How does law enforcement recover deleted files?
We know that even if you delete a file and empty the recycle bin, the is really still on your computer somewhere because law enforcement can retrieve deleted files. How do they do it? Great explanations - thank you!!! Can somebody please be a little more specific as to how I go about recovering deleted files? I am specifically looking to retrieve some of my teenage daughter's deleted Yahoo chat archive logs.
Public Comments
- Nothing is ever really deleted...you just think it is.
- There are "undelete" programs out there, which work because deleted files are not in general overwritten for some time. I don't know which ones are used in police forensics, but here's a link to Diskeeper's Undelete product: http://www.undelete.com
- Files are stored on your hard disc drive by manipulating the magnetic particles of the disc to orient in one of two directions. Information about the stored file (location in memory, size, filename, etc.) is then stored in the file management system to enable access to that portion of the hard disc drive containing the file.
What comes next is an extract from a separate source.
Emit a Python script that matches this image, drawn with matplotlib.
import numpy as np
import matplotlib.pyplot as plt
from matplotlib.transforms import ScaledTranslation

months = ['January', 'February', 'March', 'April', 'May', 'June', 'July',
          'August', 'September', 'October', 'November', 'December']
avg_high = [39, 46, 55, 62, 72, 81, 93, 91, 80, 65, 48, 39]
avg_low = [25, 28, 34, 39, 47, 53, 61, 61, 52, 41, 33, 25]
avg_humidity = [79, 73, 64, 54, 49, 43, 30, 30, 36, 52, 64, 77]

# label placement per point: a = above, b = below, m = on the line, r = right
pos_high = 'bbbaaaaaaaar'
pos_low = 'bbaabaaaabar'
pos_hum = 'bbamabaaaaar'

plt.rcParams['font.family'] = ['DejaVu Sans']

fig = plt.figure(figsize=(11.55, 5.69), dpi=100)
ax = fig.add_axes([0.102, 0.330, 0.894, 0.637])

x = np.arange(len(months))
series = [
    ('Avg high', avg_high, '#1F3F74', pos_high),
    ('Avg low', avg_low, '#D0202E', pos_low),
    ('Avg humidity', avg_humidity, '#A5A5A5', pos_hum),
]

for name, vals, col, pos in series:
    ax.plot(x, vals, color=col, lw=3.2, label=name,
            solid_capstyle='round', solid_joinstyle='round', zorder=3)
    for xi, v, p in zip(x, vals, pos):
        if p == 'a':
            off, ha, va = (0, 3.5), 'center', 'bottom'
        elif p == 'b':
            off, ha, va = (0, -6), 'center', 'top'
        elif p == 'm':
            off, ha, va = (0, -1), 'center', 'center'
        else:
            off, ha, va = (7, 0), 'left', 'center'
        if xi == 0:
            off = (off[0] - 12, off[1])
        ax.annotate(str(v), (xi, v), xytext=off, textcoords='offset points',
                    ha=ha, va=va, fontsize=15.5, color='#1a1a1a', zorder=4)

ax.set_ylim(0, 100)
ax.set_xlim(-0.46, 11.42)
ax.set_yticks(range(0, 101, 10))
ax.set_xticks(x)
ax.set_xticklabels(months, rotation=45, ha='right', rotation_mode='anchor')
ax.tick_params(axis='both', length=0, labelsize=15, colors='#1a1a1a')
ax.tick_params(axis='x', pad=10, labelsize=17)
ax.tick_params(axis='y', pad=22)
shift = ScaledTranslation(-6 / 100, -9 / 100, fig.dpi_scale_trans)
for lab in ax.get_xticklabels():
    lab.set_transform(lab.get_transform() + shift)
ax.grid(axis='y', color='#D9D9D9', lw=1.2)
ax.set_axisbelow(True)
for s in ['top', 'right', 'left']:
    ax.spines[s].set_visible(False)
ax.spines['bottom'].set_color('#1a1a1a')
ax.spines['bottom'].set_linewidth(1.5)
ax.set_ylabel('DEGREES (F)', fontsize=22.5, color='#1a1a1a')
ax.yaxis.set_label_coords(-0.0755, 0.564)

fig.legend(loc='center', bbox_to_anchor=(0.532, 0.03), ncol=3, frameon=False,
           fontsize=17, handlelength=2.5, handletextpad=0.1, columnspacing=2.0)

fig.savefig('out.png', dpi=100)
Deleting the file only deletes the reference to the file in the file management system, the oriented particles on the hard drive still contain the data. It is not difficult to retrieve that data by scanning the current state of the hard drive. You have to reformat the hard drive to erase the current state, or expose it to a strong magnetic field. Over time, a deleted file's data can be overwritten by other files. But usually, a significant portion of it remains for detection. ***NEW*** Try the link below:
- They have rooms called "clean rooms", nothing is aloud in these rooms whatsoever(to eliminate dust particles&all that). They then take the harddrive apart to get out the disk that is in the harddrive. After that it's beyond me but I know the sh-ts exspensive.
- Emptying the recycle bin dereferences the files from the filesystem, which means that the space they used to be in is marked as "free" and hence if a new file request's it Windoze gives it to the new file. In this point the old file is gone for good, unfortunatelly it can take a long time (depending on how frequently you move files around in your disk) for those "free" spaces to be actually taken and the "deleted" files can be read and reasembled by any tool capable of low-level reading the bits composing a file (as long as the "free" space it is in haven't been taken over), one such tools happens to be free to get (opensource) and exists in most modern linux distros. The best way to really wipe files is using a tool like bcwipe (also free) which runs several patterns of random data on the "free" space left by files deleted from the recycle bin, ensuring that space get taken over inmediatelly.
- Assuming the data is on a Windows machine running off a FAT, FAT32, or NTFS filesystem, there is technically no such thing as "deleting" a file, only overwriting it. Recovery programs work by picking up the magnetic traces left on the hard drive from the data, so data can still be recovered (although possibly with errors) even after it's been overwritten multiple times. This can be difficult to do on a system like linux because it uses a different file system (ext3, if I remember correctly) that automatically "reformats" the portion of the drive where the deleted data was stored. It can also be difficult if an overwrite/nuke disc was run on the machine. One such I use for my refurbishing charity uses the Guttman Algorithm, which overwrites the entire hard drive with random code on each pass for up to thirty passes, rendering all data virtually unrecoverable.